**SUPPLIED INFORMATION:**
....................

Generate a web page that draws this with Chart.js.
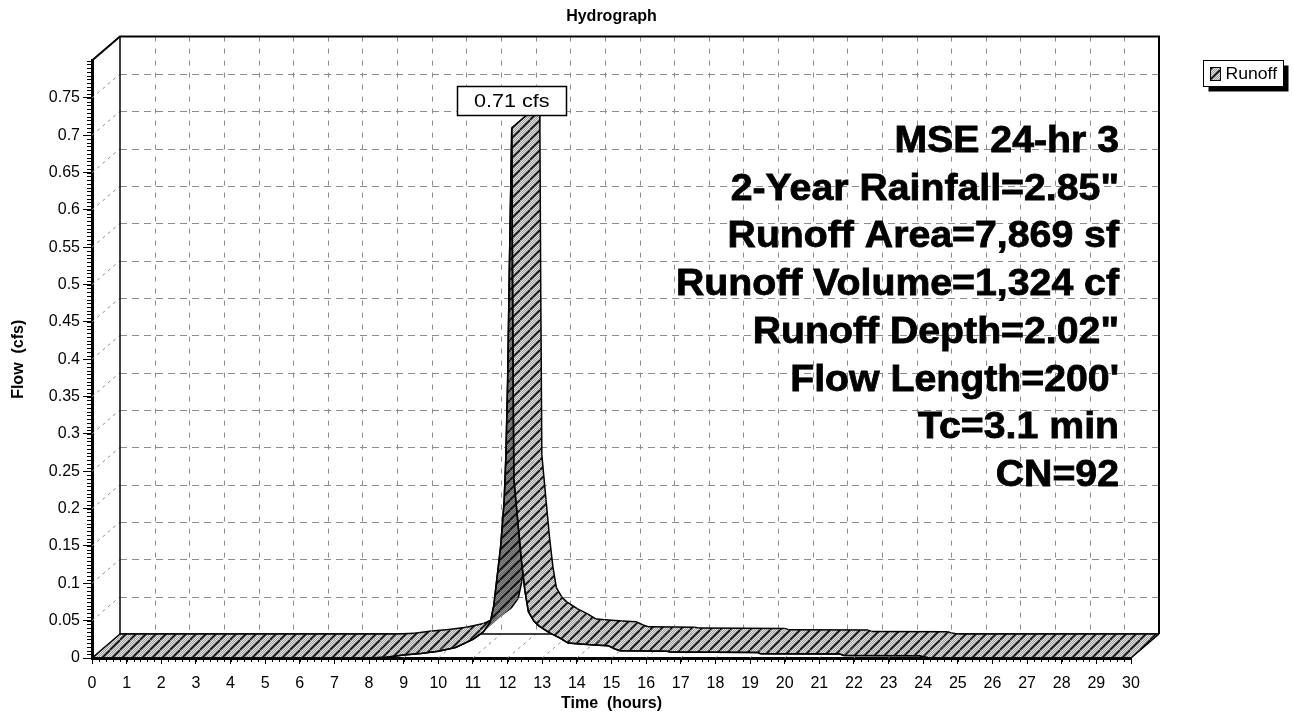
<!DOCTYPE html>
<html>
<head>
<meta charset="utf-8">
<title>Hydrograph</title>
<script src="https://cdn.jsdelivr.net/npm/chart.js@4.4.1/dist/chart.umd.min.js"></script>
<style>
  html, body { margin: 0; padding: 0; background: #fff; }
  #wrap { width: 1294px; height: 715px; }
</style>
</head>
<body>
<div id="wrap"><canvas id="hydrograph" width="1294" height="715"></canvas></div>
<script>
// Datos del hidrograma
const hours = [0, 8.0, 8.5, 9.0, 9.5, 10.0, 10.5, 11.0, 11.3, 11.5, 11.6, 11.7, 11.8, 11.9, 11.95, 12.0, 12.05, 12.12,
  12.15, 12.18, 12.3, 12.4, 12.5, 12.6, 12.75, 12.9, 13.2, 13.5, 13.75, 14.0, 14.5, 14.9, 15.1, 15.25, 16.0, 16.6,
  16.7, 19.2, 19.3, 21.6, 21.7, 23.9, 24.0, 24.2, 30];
const flows = [0, 0, 0.001, 0.004, 0.006, 0.009, 0.014, 0.025, 0.035, 0.048, 0.07, 0.11, 0.15, 0.21, 0.27, 0.37, 0.52, 0.71,
  0.45, 0.24, 0.18, 0.13, 0.09, 0.062, 0.05, 0.043, 0.034, 0.027, 0.02, 0.019, 0.0175, 0.0165, 0.012, 0.0098, 0.0095, 0.009,
  0.008, 0.0075, 0.0058, 0.0052, 0.0035, 0.003, 0.0015, 0, 0];

const hourTicks = [0, 1, 2, 3, 4, 5, 6, 7, 8, 9, 10, 11, 12, 13, 14, 15, 16, 17, 18, 19, 20, 21, 22, 23, 24, 25, 26, 27, 28, 29, 30];
const flowTicks = [0, 0.05, 0.1, 0.15, 0.2, 0.25, 0.3, 0.35, 0.4, 0.45, 0.5, 0.55, 0.6, 0.65, 0.7, 0.75];

const stormInfo = ['MSE 24-hr 3', '2-Year Rainfall=2.85"', 'Runoff Area=7,869 sf', 'Runoff Volume=1,324 cf',
  'Runoff Depth=2.02"', "Flow Length=200'", 'Tc=3.1 min', 'CN=92'];

const FONT = '"Liberation Sans", Arial, Helvetica, sans-serif';
const DX = 28, DY = -24; // profundidad del efecto 3D

function makePattern(base, fine) {
  const s = 10;
  const c = document.createElement('canvas');
  c.width = s; c.height = s;
  const g = c.getContext('2d');
  g.fillStyle = base;
  g.fillRect(0, 0, s, s);
  g.strokeStyle = fine;
  g.lineWidth = 1;
  for (let k = 0; k <= 2 * s; k += 2) {
    g.beginPath(); g.moveTo(k - s, s); g.lineTo(k, 0); g.stroke();
  }
  g.strokeStyle = '#000';
  g.lineWidth = 1.6;
  for (let k = 0; k <= 2 * s; k += s) {
    g.beginPath(); g.moveTo(k - s, s); g.lineTo(k, 0); g.stroke();
  }
  return g.createPattern(c, 'repeat');
}
const lightPattern = makePattern('#e4e4e4', '#9a9a9a');
const darkPattern = makePattern('#8c8c8c', '#5c5c5c');

function seg(ctx, x1, y1, x2, y2) {
  ctx.beginPath(); ctx.moveTo(x1, y1); ctx.lineTo(x2, y2); ctx.stroke();
}

const hydro3d = {
  id: 'hydro3d',
  beforeDatasetsDraw(chart) {
    const { ctx, chartArea: a } = chart;
    const xs = chart.scales.x, ys = chart.scales.y;
    ctx.save();

    // rejilla de la pared del fondo
    ctx.strokeStyle = '#8c8c8c';
    ctx.lineWidth = 1;
    ctx.setLineDash([5, 7]);
    hourTicks.forEach(h => {
      if (h === xs.min || h === xs.max) return;
      const px = Math.round(xs.getPixelForValue(h)) + DX + 0.5;
      seg(ctx, px, a.top + DY, px, a.bottom + DY);
    });
    ctx.setLineDash([7, 5]);
    flowTicks.forEach(v => {
      if (v === 0) return;
      const py = Math.round(ys.getPixelForValue(v)) + DY + 0.5;
      seg(ctx, a.left + DX, py, a.right + DX, py);
    });
    ctx.setLineDash([3, 4]);
    flowTicks.forEach(v => {
      const py = ys.getPixelForValue(v);
      seg(ctx, a.left, py, a.left + DX, py + DY);
    });
    hourTicks.forEach(h => {
      const px = xs.getPixelForValue(h);
      seg(ctx, px, a.bottom, px + DX, a.bottom + DY);
    });
    ctx.setLineDash([]);

    // contorno de la caja
    ctx.strokeStyle = '#000';
    ctx.lineWidth = 2;
    ctx.beginPath();
    ctx.moveTo(a.left, a.top);
    ctx.lineTo(a.left + DX, a.top + DY);
    ctx.lineTo(a.right + DX, a.top + DY);
    ctx.lineTo(a.right + DX, a.bottom + DY);
    ctx.stroke();
    ctx.lineWidth = 1.5;
    seg(ctx, a.left + DX, a.top + DY, a.left + DX, a.bottom + DY);
    seg(ctx, a.left + DX, a.bottom + DY, a.right + DX, a.bottom + DY);

    // marcas menores
    ctx.lineWidth = 1;
    for (let v = 0; v <= ys.max + 1e-9; v += 0.005) {
      const py = Math.round(ys.getPixelForValue(v)) + 0.5;
      seg(ctx, a.left - 5, py, a.left, py);
    }
    for (let h = 0; h <= xs.max + 1e-9; h += 0.2) {
      const px = Math.round(xs.getPixelForValue(h)) + 0.5;
      seg(ctx, px, a.bottom, px, a.bottom + 4);
    }

    // cinta 3D de la serie
    const pts = hours.map((h, i) => ({ x: xs.getPixelForValue(h), y: ys.getPixelForValue(flows[i]) }));
    ctx.lineJoin = 'round';
    for (let i = 0; i < pts.length - 1; i++) {
      const p = pts[i], q = pts[i + 1];
      const cross = (q.x - p.x) * DY - (q.y - p.y) * DX;
      ctx.fillStyle = cross > 0 ? darkPattern : lightPattern;
      ctx.beginPath();
      ctx.moveTo(p.x, p.y);
      ctx.lineTo(q.x, q.y);
      ctx.lineTo(q.x + DX, q.y + DY);
      ctx.lineTo(p.x + DX, p.y + DY);
      ctx.closePath();
      ctx.fill();
      ctx.strokeStyle = '#000';
      ctx.lineWidth = 1.5;
      ctx.beginPath();
      ctx.moveTo(p.x, p.y); ctx.lineTo(q.x, q.y);
      ctx.moveTo(p.x + DX, p.y + DY); ctx.lineTo(q.x + DX, q.y + DY);
      ctx.stroke();
    }
    const peak = flows.indexOf(Math.max(...flows));
    ctx.lineWidth = 1.5;
    [0, peak, pts.length - 1].forEach(i => seg(ctx, pts[i].x, pts[i].y, pts[i].x + DX, pts[i].y + DY));
    ctx.restore();
  },
  afterDatasetsDraw(chart) {
    const { ctx, chartArea: a } = chart;
    const xs = chart.scales.x, ys = chart.scales.y;
    ctx.save();

    // etiqueta del pico
    const peak = flows.indexOf(Math.max(...flows));
    const px = xs.getPixelForValue(hours[peak]);
    const py = ys.getPixelForValue(flows[peak]);
    const bw = 109, bh = 29;
    const bx = Math.round(px - bw / 2) + 0.5, by = Math.round(py - 13 - bh) + 0.5;
    ctx.fillStyle = '#fff';
    ctx.fillRect(bx, by, bw, bh);
    ctx.strokeStyle = '#000';
    ctx.lineWidth = 1.5;
    ctx.strokeRect(bx, by, bw, bh);
    ctx.fillStyle = '#000';
    ctx.font = '18px ' + FONT;
    ctx.textAlign = 'center';
    ctx.textBaseline = 'middle';
    ctx.save();
    ctx.scale(1.2, 1);
    ctx.fillText(flows[peak].toFixed(2) + ' cfs', px / 1.2, by + bh / 2 + 1);
    ctx.restore();

    // bloque de texto
    ctx.font = 'bold 36px ' + FONT;
    ctx.textAlign = 'right';
    ctx.textBaseline = 'alphabetic';
    ctx.save();
    ctx.scale(1.09, 1);
    ctx.lineWidth = 0.8;
    ctx.strokeStyle = '#000';
    stormInfo.forEach((t, i) => {
      ctx.fillText(t, 1119 / 1.09, 152 + i * 47.7);
      ctx.strokeText(t, 1119 / 1.09, 152 + i * 47.7);
    });
    ctx.restore();

    // titulo
    ctx.font = 'bold 16px ' + FONT;
    ctx.textAlign = 'center';
    ctx.textBaseline = 'middle';
    ctx.fillText('Hydrograph', (a.left + a.right) / 2, 17);

    // leyenda
    const lx = 1203.5, ly = 60.5, lw = 80, lh = 26;
    ctx.fillStyle = '#000';
    ctx.fillRect(lx + 5, ly + 5, lw, lh);
    ctx.fillStyle = '#fff';
    ctx.fillRect(lx, ly, lw, lh);
    ctx.lineWidth = 1;
    ctx.strokeRect(lx, ly, lw, lh);
    ctx.fillStyle = lightPattern;
    ctx.fillRect(lx + 7, ly + 7, 10, 13);
    ctx.strokeRect(lx + 7, ly + 7, 10, 13);
    ctx.fillStyle = '#000';
    ctx.font = '16px ' + FONT;
    ctx.textAlign = 'left';
    ctx.save();
    ctx.scale(1.1, 1);
    ctx.fillText(chart.data.datasets[0].label, (lx + 22) / 1.1, ly + lh / 2 + 1);
    ctx.restore();

    ctx.restore();
  }
};

Chart.defaults.font.family = FONT;
Chart.defaults.color = '#000';

new Chart(document.getElementById('hydrograph'), {
  type: 'line',
  data: {
    datasets: [{
      label: 'Runoff',
      data: hours.map((h, i) => ({ x: h, y: flows[i] })),
      borderColor: '#000',
      borderWidth: 1.5,
      pointRadius: 0,
      fill: false,
      tension: 0
    }]
  },
  options: {
    responsive: false,
    animation: false,
    layout: { padding: { left: 0, right: 163, top: 60.6, bottom: 0 } },
    plugins: {
      legend: { display: false },
      title: { display: false },
      tooltip: { enabled: false }
    },
    scales: {
      x: {
        type: 'linear',
        min: 0,
        max: 30,
        afterBuildTicks: s => { s.ticks = hourTicks.map(v => ({ value: v })); },
        afterFit: s => { s.height = 57; },
        ticks: { font: { size: 16 }, color: '#000', padding: 10, maxRotation: 0, autoSkip: false },
        grid: { display: true, drawOnChartArea: false, drawTicks: true, tickLength: 6, color: '#000' },
        border: { display: true, color: '#000', width: 3 },
        title: { display: true, text: 'Time  (hours)', font: { size: 16, weight: 'bold' }, padding: { top: 0, bottom: 2 } }
      },
      y: {
        type: 'linear',
        min: 0,
        max: 0.8,
        afterBuildTicks: s => { s.ticks = flowTicks.map(v => ({ value: v })); },
        afterFit: s => { s.width = 92; },
        ticks: { font: { size: 16 }, color: '#000', padding: 3, callback: v => String(v) },
        grid: { display: true, drawOnChartArea: false, drawTicks: true, tickLength: 9, color: '#000' },
        border: { display: true, color: '#000', width: 3 },
        title: { display: true, text: 'Flow  (cfs)', font: { size: 16, weight: 'bold' }, padding: { top: 9, bottom: 0 } }
      }
    }
  },
  plugins: [hydro3d]
});
</script>
</body>
</html>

....................

**TASK PROMPT:** Leave out the pictures and repeat exactly the lines from the start of the material through the line that contains "0.008, 0.0075, 0.0058, 0.0052, 0.0035, 0.003, 0.0015, 0, 0];", both included.

**SOLUTION TO THIS TASK:**
Generate a web page that draws this with Chart.js.
<!DOCTYPE html>
<html>
<head>
<meta charset="utf-8">
<title>Hydrograph</title>
<script src="https://cdn.jsdelivr.net/npm/chart.js@4.4.1/dist/chart.umd.min.js"></script>
<style>
  html, body { margin: 0; padding: 0; background: #fff; }
  #wrap { width: 1294px; height: 715px; }
</style>
</head>
<body>
<div id="wrap"><canvas id="hydrograph" width="1294" height="715"></canvas></div>
<script>
// Datos del hidrograma
const hours = [0, 8.0, 8.5, 9.0, 9.5, 10.0, 10.5, 11.0, 11.3, 11.5, 11.6, 11.7, 11.8, 11.9, 11.95, 12.0, 12.05, 12.12,
  12.15, 12.18, 12.3, 12.4, 12.5, 12.6, 12.75, 12.9, 13.2, 13.5, 13.75, 14.0, 14.5, 14.9, 15.1, 15.25, 16.0, 16.6,
  16.7, 19.2, 19.3, 21.6, 21.7, 23.9, 24.0, 24.2, 30];
const flows = [0, 0, 0.001, 0.004, 0.006, 0.009, 0.014, 0.025, 0.035, 0.048, 0.07, 0.11, 0.15, 0.21, 0.27, 0.37, 0.52, 0.71,
  0.45, 0.24, 0.18, 0.13, 0.09, 0.062, 0.05, 0.043, 0.034, 0.027, 0.02, 0.019, 0.0175, 0.0165, 0.012, 0.0098, 0.0095, 0.009,
  0.008, 0.0075, 0.0058, 0.0052, 0.0035, 0.003, 0.0015, 0, 0];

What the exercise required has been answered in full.